▶ **What you need to do**:
Your output is the lines from the first one to the one containing "pls_tr_y = [10.1, 7.8, 2.6, 1.0, 0.2, -3.9, -5.6, -5.2]", repeated exactly, with images left out.

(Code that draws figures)
(begin)

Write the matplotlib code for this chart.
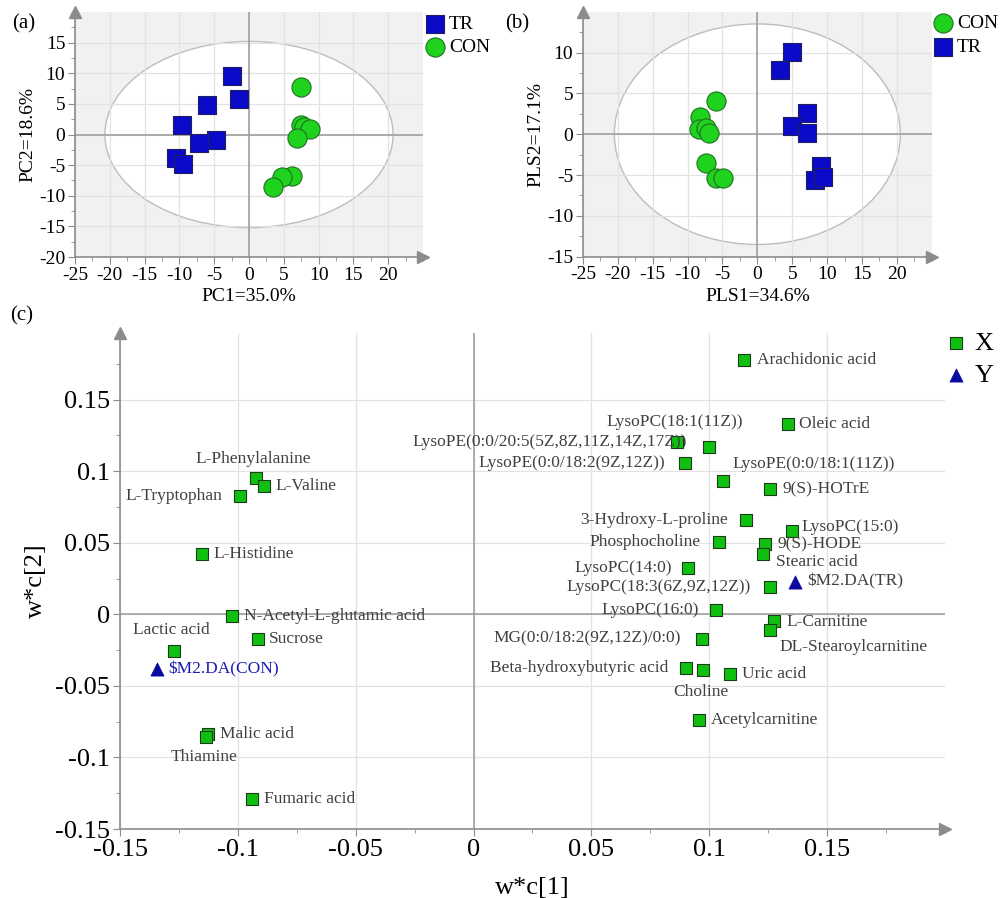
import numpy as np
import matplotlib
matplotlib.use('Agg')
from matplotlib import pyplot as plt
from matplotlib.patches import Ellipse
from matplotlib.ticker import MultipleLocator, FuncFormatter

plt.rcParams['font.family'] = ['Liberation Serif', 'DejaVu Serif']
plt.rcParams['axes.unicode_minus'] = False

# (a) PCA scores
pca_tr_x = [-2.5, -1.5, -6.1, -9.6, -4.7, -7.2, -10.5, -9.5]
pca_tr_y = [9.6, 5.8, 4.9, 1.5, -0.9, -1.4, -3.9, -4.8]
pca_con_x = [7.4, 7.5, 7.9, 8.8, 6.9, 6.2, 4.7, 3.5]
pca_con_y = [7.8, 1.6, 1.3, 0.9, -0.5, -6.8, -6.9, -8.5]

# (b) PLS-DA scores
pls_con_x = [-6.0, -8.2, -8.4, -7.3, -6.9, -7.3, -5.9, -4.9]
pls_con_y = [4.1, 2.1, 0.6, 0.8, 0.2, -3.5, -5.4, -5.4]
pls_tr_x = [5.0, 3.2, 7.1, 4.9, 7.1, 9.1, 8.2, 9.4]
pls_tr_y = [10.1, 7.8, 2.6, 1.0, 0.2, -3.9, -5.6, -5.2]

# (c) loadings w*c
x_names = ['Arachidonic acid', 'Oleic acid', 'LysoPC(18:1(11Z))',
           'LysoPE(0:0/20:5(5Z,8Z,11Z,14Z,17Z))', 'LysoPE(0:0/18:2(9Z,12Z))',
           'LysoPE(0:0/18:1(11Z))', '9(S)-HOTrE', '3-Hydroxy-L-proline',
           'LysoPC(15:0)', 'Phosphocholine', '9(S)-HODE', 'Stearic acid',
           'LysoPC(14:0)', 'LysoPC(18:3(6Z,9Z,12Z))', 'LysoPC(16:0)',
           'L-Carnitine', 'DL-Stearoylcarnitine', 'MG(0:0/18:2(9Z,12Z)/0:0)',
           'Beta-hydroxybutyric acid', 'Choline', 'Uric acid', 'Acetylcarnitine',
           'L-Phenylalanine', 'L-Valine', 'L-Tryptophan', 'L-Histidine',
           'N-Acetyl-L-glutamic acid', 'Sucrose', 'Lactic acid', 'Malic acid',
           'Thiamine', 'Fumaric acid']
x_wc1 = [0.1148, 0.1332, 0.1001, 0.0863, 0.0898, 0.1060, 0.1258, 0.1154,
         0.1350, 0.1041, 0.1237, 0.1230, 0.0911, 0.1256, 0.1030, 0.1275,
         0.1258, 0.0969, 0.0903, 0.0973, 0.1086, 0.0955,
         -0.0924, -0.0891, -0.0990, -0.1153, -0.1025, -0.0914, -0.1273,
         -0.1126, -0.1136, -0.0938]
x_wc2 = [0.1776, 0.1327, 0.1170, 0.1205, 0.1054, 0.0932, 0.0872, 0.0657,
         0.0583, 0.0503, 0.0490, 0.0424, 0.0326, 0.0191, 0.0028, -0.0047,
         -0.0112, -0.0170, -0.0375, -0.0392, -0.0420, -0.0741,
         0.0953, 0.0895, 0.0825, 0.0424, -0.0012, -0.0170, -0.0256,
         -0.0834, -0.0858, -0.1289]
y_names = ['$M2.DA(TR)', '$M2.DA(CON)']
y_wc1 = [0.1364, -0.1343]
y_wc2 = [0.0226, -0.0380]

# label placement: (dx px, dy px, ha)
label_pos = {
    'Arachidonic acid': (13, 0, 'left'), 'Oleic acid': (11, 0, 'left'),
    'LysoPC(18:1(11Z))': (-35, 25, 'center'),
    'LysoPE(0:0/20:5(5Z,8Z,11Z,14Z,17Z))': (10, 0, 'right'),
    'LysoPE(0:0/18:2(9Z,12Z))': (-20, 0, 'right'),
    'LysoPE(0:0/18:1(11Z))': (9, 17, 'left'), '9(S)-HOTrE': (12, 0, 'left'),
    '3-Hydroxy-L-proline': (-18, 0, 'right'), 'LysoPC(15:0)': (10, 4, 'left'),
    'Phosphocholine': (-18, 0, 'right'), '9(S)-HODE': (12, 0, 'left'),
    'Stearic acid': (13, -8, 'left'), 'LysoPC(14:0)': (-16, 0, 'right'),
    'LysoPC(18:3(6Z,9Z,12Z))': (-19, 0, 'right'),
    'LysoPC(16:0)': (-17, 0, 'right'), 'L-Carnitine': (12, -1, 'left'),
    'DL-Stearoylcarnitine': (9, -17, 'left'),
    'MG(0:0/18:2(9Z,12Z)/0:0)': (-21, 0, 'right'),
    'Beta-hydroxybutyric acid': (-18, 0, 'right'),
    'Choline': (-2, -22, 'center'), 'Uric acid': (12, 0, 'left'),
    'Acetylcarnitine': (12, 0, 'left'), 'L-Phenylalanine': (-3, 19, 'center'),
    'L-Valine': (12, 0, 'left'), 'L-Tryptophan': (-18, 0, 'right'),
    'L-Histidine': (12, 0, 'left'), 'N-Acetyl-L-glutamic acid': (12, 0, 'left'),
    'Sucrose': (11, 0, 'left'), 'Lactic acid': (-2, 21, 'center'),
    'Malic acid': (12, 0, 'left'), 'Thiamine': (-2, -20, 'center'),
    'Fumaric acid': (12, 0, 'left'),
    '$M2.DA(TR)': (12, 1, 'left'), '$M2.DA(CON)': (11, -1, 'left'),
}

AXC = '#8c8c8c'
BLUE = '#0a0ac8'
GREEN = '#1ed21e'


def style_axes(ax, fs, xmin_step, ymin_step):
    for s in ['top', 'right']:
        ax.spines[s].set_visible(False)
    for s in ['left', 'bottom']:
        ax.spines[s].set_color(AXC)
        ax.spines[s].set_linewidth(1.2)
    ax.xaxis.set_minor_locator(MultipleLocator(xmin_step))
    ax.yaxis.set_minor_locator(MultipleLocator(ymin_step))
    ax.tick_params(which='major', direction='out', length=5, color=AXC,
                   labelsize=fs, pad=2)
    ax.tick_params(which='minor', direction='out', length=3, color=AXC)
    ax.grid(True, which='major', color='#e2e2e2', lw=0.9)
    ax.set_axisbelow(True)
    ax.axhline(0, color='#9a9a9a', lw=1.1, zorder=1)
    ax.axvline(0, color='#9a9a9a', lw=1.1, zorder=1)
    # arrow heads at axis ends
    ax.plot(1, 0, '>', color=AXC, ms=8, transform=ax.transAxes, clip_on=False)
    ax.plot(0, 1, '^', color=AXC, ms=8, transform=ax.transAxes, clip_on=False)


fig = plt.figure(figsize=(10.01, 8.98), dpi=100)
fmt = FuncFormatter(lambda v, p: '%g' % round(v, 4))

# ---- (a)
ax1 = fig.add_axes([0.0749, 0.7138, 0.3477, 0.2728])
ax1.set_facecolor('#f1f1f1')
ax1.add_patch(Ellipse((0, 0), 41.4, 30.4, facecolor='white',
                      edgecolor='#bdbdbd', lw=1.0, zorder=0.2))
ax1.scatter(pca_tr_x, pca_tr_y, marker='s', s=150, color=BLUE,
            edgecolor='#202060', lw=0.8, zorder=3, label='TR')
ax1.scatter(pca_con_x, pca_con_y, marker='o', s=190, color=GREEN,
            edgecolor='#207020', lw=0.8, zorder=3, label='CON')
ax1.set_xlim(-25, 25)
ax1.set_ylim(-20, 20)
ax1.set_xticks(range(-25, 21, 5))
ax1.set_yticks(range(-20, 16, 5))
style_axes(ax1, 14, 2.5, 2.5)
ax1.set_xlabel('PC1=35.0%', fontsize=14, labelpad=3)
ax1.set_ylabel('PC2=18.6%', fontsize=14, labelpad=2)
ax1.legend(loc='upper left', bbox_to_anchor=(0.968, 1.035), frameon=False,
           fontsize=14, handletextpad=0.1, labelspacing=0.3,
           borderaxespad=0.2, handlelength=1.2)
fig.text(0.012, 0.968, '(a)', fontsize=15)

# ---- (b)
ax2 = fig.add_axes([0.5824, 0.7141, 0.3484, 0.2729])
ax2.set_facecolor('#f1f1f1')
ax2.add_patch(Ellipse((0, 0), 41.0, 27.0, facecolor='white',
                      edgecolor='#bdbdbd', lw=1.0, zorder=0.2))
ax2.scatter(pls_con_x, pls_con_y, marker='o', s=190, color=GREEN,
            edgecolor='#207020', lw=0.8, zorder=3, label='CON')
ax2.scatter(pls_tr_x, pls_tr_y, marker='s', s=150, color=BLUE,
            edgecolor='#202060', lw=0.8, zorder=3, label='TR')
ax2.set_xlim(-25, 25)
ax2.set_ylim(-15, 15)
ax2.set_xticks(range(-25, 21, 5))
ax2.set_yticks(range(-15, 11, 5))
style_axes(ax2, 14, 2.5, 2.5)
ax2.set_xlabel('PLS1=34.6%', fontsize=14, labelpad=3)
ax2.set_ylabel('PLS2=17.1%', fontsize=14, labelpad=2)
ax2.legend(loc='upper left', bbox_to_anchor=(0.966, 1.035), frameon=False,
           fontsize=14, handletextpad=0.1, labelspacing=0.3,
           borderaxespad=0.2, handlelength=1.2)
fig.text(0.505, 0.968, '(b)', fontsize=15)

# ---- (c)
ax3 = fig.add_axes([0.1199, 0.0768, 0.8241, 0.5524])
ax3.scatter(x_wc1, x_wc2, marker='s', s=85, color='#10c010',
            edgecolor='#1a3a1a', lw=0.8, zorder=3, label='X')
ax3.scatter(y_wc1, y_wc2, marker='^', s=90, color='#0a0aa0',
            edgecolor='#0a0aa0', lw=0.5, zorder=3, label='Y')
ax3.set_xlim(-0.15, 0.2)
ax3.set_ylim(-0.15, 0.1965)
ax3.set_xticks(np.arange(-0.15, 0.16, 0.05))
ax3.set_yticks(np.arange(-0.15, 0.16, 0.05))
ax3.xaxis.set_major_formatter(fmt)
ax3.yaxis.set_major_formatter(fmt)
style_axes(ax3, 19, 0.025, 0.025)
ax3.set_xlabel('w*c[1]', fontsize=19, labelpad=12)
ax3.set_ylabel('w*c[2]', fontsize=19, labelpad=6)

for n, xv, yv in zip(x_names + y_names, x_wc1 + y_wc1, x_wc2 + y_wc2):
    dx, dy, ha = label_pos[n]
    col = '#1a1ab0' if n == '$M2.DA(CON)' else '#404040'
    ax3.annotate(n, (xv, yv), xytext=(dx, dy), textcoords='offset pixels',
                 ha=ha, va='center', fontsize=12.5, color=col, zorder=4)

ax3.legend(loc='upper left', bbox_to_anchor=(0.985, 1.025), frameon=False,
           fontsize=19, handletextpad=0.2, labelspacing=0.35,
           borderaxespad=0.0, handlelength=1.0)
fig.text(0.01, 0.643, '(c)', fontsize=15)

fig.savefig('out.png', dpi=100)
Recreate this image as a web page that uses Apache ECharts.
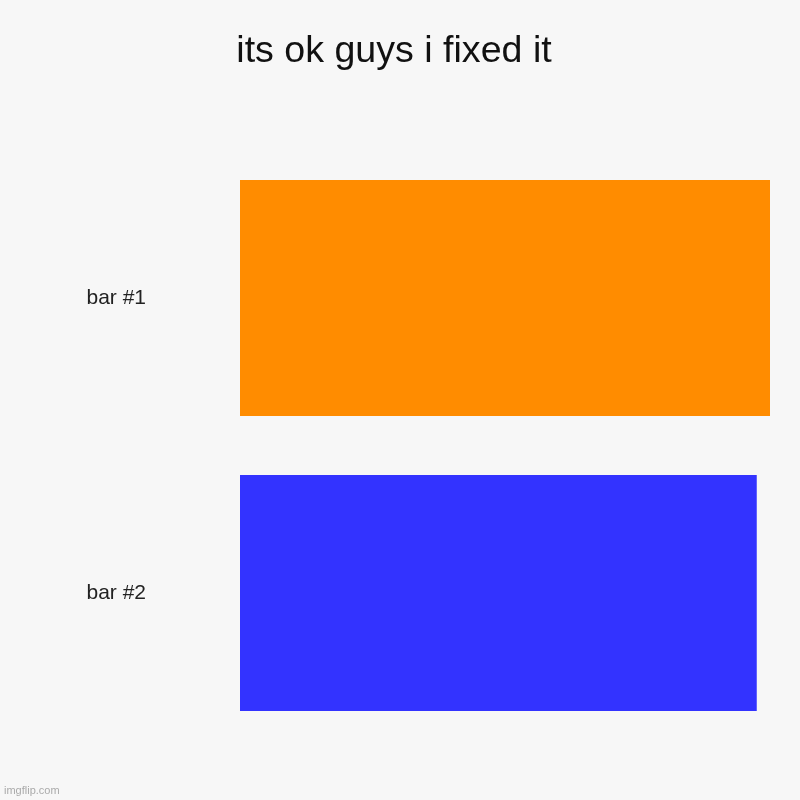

(end)

▶ **Correct answer**:
Write the matplotlib code for this chart.
import numpy as np
import matplotlib
matplotlib.use('Agg')
from matplotlib import pyplot as plt
from matplotlib.patches import Ellipse
from matplotlib.ticker import MultipleLocator, FuncFormatter

plt.rcParams['font.family'] = ['Liberation Serif', 'DejaVu Serif']
plt.rcParams['axes.unicode_minus'] = False

# (a) PCA scores
pca_tr_x = [-2.5, -1.5, -6.1, -9.6, -4.7, -7.2, -10.5, -9.5]
pca_tr_y = [9.6, 5.8, 4.9, 1.5, -0.9, -1.4, -3.9, -4.8]
pca_con_x = [7.4, 7.5, 7.9, 8.8, 6.9, 6.2, 4.7, 3.5]
pca_con_y = [7.8, 1.6, 1.3, 0.9, -0.5, -6.8, -6.9, -8.5]

# (b) PLS-DA scores
pls_con_x = [-6.0, -8.2, -8.4, -7.3, -6.9, -7.3, -5.9, -4.9]
pls_con_y = [4.1, 2.1, 0.6, 0.8, 0.2, -3.5, -5.4, -5.4]
pls_tr_x = [5.0, 3.2, 7.1, 4.9, 7.1, 9.1, 8.2, 9.4]
pls_tr_y = [10.1, 7.8, 2.6, 1.0, 0.2, -3.9, -5.6, -5.2]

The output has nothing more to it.